Make an exact copy of the data below, leaving out every picture.

> _SUPPLIED DATA_

-.-.-

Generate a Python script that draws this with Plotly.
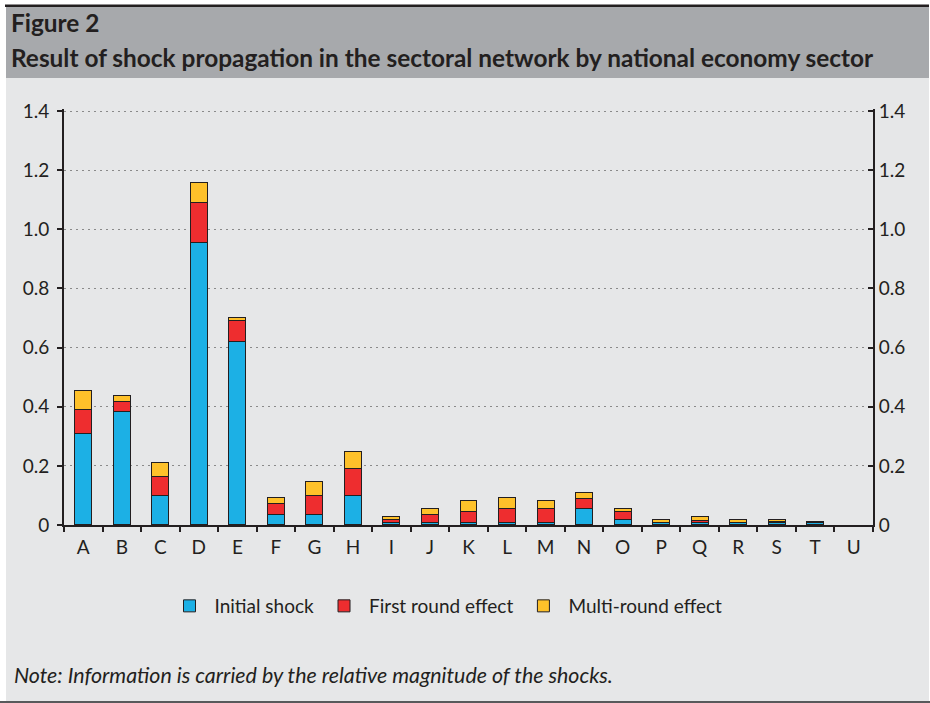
import plotly.graph_objects as go

# Sectors of the national economy (NACE sections)
sectors = list("ABCDEFGHIJKLMNOPQRSTU")

# Contribution of each propagation stage, by sector (None = no contribution drawn)
initial_shock = [0.310, 0.383, 0.100, 0.955, 0.620, 0.037, 0.037, 0.100, 0.007, 0.007,
                 0.010, 0.010, 0.010, 0.055, 0.020, 0.007, 0.007, 0.007, 0.007, 0.010, None]
first_round = [0.081, 0.035, 0.065, 0.137, 0.073, 0.036, 0.064, 0.092, 0.010, 0.030,
               0.037, 0.045, 0.045, 0.035, 0.027, 0.003, 0.009, 0.003, 0.004, 0.001, None]
multi_round = [0.064, 0.019, 0.046, 0.065, 0.009, 0.019, 0.045, 0.055, 0.011, 0.018,
               0.035, 0.037, 0.027, 0.020, 0.010, 0.009, 0.012, 0.009, 0.009, None, None]

y_ticks = [0, 0.2, 0.4, 0.6, 0.8, 1.0, 1.2, 1.4]
y_tick_text = ["0", "0.2", "0.4", "0.6", "0.8", "1.0", "1.2", "1.4"]

series = [
    ("Initial shock", initial_shock, "#1cb0e5"),
    ("First round effect", first_round, "#ee2d2f"),
    ("Multi-round effect", multi_round, "#fec12a"),
]

W, H = 930, 703
FONT = "Lato"
TXT = "#231f20"
Y_MAX = 1.406          # a hair above 1.4 so the top gridline is kept
PX_PER_UNIT = 295.7    # vertical scale of the value axis
Y_ZERO_PX = 525


def px(x):
    return x / W


def py(y):
    return 1 - y / H


fig = go.Figure()
for name, vals, col in series:
    fig.add_trace(go.Bar(
        x=sectors, y=vals, name=name,
        marker=dict(color=col, line=dict(color="#231f20", width=1)),
    ))

# empty trace so the mirrored right-hand value axis gets drawn
fig.add_trace(go.Scatter(x=[], y=[], yaxis="y2", showlegend=False, hoverinfo="skip"))

axis_common = dict(
    range=[0, Y_MAX], tickvals=y_ticks, ticktext=y_tick_text,
    showline=True, linecolor="#231f20", linewidth=2,
    ticklen=5, tickwidth=2, tickcolor="#231f20",
    tickfont=dict(family=FONT, size=19, color=TXT),
    automargin=False, zeroline=False, fixedrange=True,
)

fig.update_layout(
    width=W, height=H, autosize=False,
    margin=dict(l=0, r=0, t=0, b=0),
    paper_bgcolor="white", plot_bgcolor="#e6e7e8",
    barmode="stack", bargap=0.56,
    font=dict(family=FONT, color=TXT),
    xaxis=dict(
        domain=[px(64), px(873)], type="category",
        showline=True, linecolor="#231f20", linewidth=2,
        ticks="outside", tickson="boundaries", ticklen=5, tickwidth=2,
        tickcolor="#231f20", tickfont=dict(family=FONT, size=19, color=TXT),
        ticklabelstandoff=4,
        showgrid=False, automargin=False, fixedrange=True,
    ),
    yaxis=dict(
        domain=[py(Y_ZERO_PX), py(Y_ZERO_PX - Y_MAX * PX_PER_UNIT)],
        ticks="outside", ticklabelstandoff=4,
        showgrid=True, gridcolor="#8a8a8a", griddash="2px,4px", gridwidth=1,
        **axis_common,
    ),
    yaxis2=dict(
        overlaying="y", side="right", ticks="inside", showgrid=False,
        ticklabelstandoff=0, **axis_common,
    ),
    legend=dict(
        orientation="h", x=px(446), xanchor="center", y=py(606), yanchor="middle",
        font=dict(family=FONT, size=19, color=TXT),
        bgcolor="rgba(0,0,0,0)", traceorder="normal", itemwidth=40,
        itemclick=False, itemdoubleclick=False,
    ),
    shapes=[
        # body panel
        dict(type="rect", xref="paper", yref="paper", layer="below",
             x0=px(6), x1=px(929), y0=py(701), y1=py(78),
             fillcolor="#e6e7e8", line=dict(width=0)),
        # header band
        dict(type="rect", xref="paper", yref="paper", layer="below",
             x0=px(6), x1=px(929), y0=py(78), y1=py(7),
             fillcolor="#a7a9ac", line=dict(width=0)),
        # top rule
        dict(type="rect", xref="paper", yref="paper",
             x0=px(5), x1=px(929), y0=py(7), y1=py(4.5),
             fillcolor="#231f20", line=dict(width=0)),
        # bottom rule
        dict(type="rect", xref="paper", yref="paper",
             x0=0, x1=1, y0=0, y1=py(701),
             fillcolor="#58595b", line=dict(width=0)),
    ],
    annotations=[
        dict(text="<b>Figure 2</b>", xref="paper", yref="paper",
             x=px(9), y=py(22), xanchor="left", yanchor="middle", showarrow=False,
             font=dict(family=FONT, size=24.4, color=TXT)),
        dict(text="<b>Result of shock propagation in the sectoral network by national economy sector</b>",
             xref="paper", yref="paper",
             x=px(9), y=py(57), xanchor="left", yanchor="middle", showarrow=False,
             font=dict(family=FONT, size=24.4, color=TXT)),
        dict(text="<i>Note: Information is carried by the relative magnitude of the shocks.</i>",
             xref="paper", yref="paper",
             x=px(12), y=py(675), xanchor="left", yanchor="middle", showarrow=False,
             font=dict(family=FONT, size=21.4, color=TXT)),
    ],
)

fig.write_html("out.html")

-.-.-

> _ANSWER BELOW_
Generate a Python script that draws this with Plotly.
import plotly.graph_objects as go

# Sectors of the national economy (NACE sections)
sectors = list("ABCDEFGHIJKLMNOPQRSTU")

# Contribution of each propagation stage, by sector (None = no contribution drawn)
initial_shock = [0.310, 0.383, 0.100, 0.955, 0.620, 0.037, 0.037, 0.100, 0.007, 0.007,
                 0.010, 0.010, 0.010, 0.055, 0.020, 0.007, 0.007, 0.007, 0.007, 0.010, None]
first_round = [0.081, 0.035, 0.065, 0.137, 0.073, 0.036, 0.064, 0.092, 0.010, 0.030,
               0.037, 0.045, 0.045, 0.035, 0.027, 0.003, 0.009, 0.003, 0.004, 0.001, None]
multi_round = [0.064, 0.019, 0.046, 0.065, 0.009, 0.019, 0.045, 0.055, 0.011, 0.018,
               0.035, 0.037, 0.027, 0.020, 0.010, 0.009, 0.012, 0.009, 0.009, None, None]

y_ticks = [0, 0.2, 0.4, 0.6, 0.8, 1.0, 1.2, 1.4]
y_tick_text = ["0", "0.2", "0.4", "0.6", "0.8", "1.0", "1.2", "1.4"]

series = [
    ("Initial shock", initial_shock, "#1cb0e5"),
    ("First round effect", first_round, "#ee2d2f"),
    ("Multi-round effect", multi_round, "#fec12a"),
]

W, H = 930, 703
FONT = "Lato"
TXT = "#231f20"
Y_MAX = 1.406          # a hair above 1.4 so the top gridline is kept
PX_PER_UNIT = 295.7    # vertical scale of the value axis
Y_ZERO_PX = 525


def px(x):
    return x / W


def py(y):
    return 1 - y / H


fig = go.Figure()
for name, vals, col in series:
    fig.add_trace(go.Bar(
        x=sectors, y=vals, name=name,
        marker=dict(color=col, line=dict(color="#231f20", width=1)),
    ))

# empty trace so the mirrored right-hand value axis gets drawn
fig.add_trace(go.Scatter(x=[], y=[], yaxis="y2", showlegend=False, hoverinfo="skip"))

axis_common = dict(
    range=[0, Y_MAX], tickvals=y_ticks, ticktext=y_tick_text,
    showline=True, linecolor="#231f20", linewidth=2,
    ticklen=5, tickwidth=2, tickcolor="#231f20",
    tickfont=dict(family=FONT, size=19, color=TXT),
    automargin=False, zeroline=False, fixedrange=True,
)

fig.update_layout(
    width=W, height=H, autosize=False,
    margin=dict(l=0, r=0, t=0, b=0),
    paper_bgcolor="white", plot_bgcolor="#e6e7e8",
    barmode="stack", bargap=0.56,
    font=dict(family=FONT, color=TXT),
    xaxis=dict(
        domain=[px(64), px(873)], type="category",
        showline=True, linecolor="#231f20", linewidth=2,
        ticks="outside", tickson="boundaries", ticklen=5, tickwidth=2,
        tickcolor="#231f20", tickfont=dict(family=FONT, size=19, color=TXT),
        ticklabelstandoff=4,
        showgrid=False, automargin=False, fixedrange=True,
    ),
    yaxis=dict(
        domain=[py(Y_ZERO_PX), py(Y_ZERO_PX - Y_MAX * PX_PER_UNIT)],
        ticks="outside", ticklabelstandoff=4,
        showgrid=True, gridcolor="#8a8a8a", griddash="2px,4px", gridwidth=1,
        **axis_common,
    ),
    yaxis2=dict(
        overlaying="y", side="right", ticks="inside", showgrid=False,
        ticklabelstandoff=0, **axis_common,
    ),
    legend=dict(
        orientation="h", x=px(446), xanchor="center", y=py(606), yanchor="middle",
        font=dict(family=FONT, size=19, color=TXT),
        bgcolor="rgba(0,0,0,0)", traceorder="normal", itemwidth=40,
        itemclick=False, itemdoubleclick=False,
    ),
    shapes=[
        # body panel
        dict(type="rect", xref="paper", yref="paper", layer="below",
             x0=px(6), x1=px(929), y0=py(701), y1=py(78),
             fillcolor="#e6e7e8", line=dict(width=0)),
        # header band
        dict(type="rect", xref="paper", yref="paper", layer="below",
             x0=px(6), x1=px(929), y0=py(78), y1=py(7),
             fillcolor="#a7a9ac", line=dict(width=0)),
        # top rule
        dict(type="rect", xref="paper", yref="paper",
             x0=px(5), x1=px(929), y0=py(7), y1=py(4.5),
             fillcolor="#231f20", line=dict(width=0)),
        # bottom rule
        dict(type="rect", xref="paper", yref="paper",
             x0=0, x1=1, y0=0, y1=py(701),
             fillcolor="#58595b", line=dict(width=0)),
    ],
    annotations=[
        dict(text="<b>Figure 2</b>", xref="paper", yref="paper",
             x=px(9), y=py(22), xanchor="left", yanchor="middle", showarrow=False,
             font=dict(family=FONT, size=24.4, color=TXT)),
        dict(text="<b>Result of shock propagation in the sectoral network by national economy sector</b>",
             xref="paper", yref="paper",
             x=px(9), y=py(57), xanchor="left", yanchor="middle", showarrow=False,
             font=dict(family=FONT, size=24.4, color=TXT)),
        dict(text="<i>Note: Information is carried by the relative magnitude of the shocks.</i>",
             xref="paper", yref="paper",
             x=px(12), y=py(675), xanchor="left", yanchor="middle", showarrow=False,
             font=dict(family=FONT, size=21.4, color=TXT)),
    ],
)

fig.write_html("out.html")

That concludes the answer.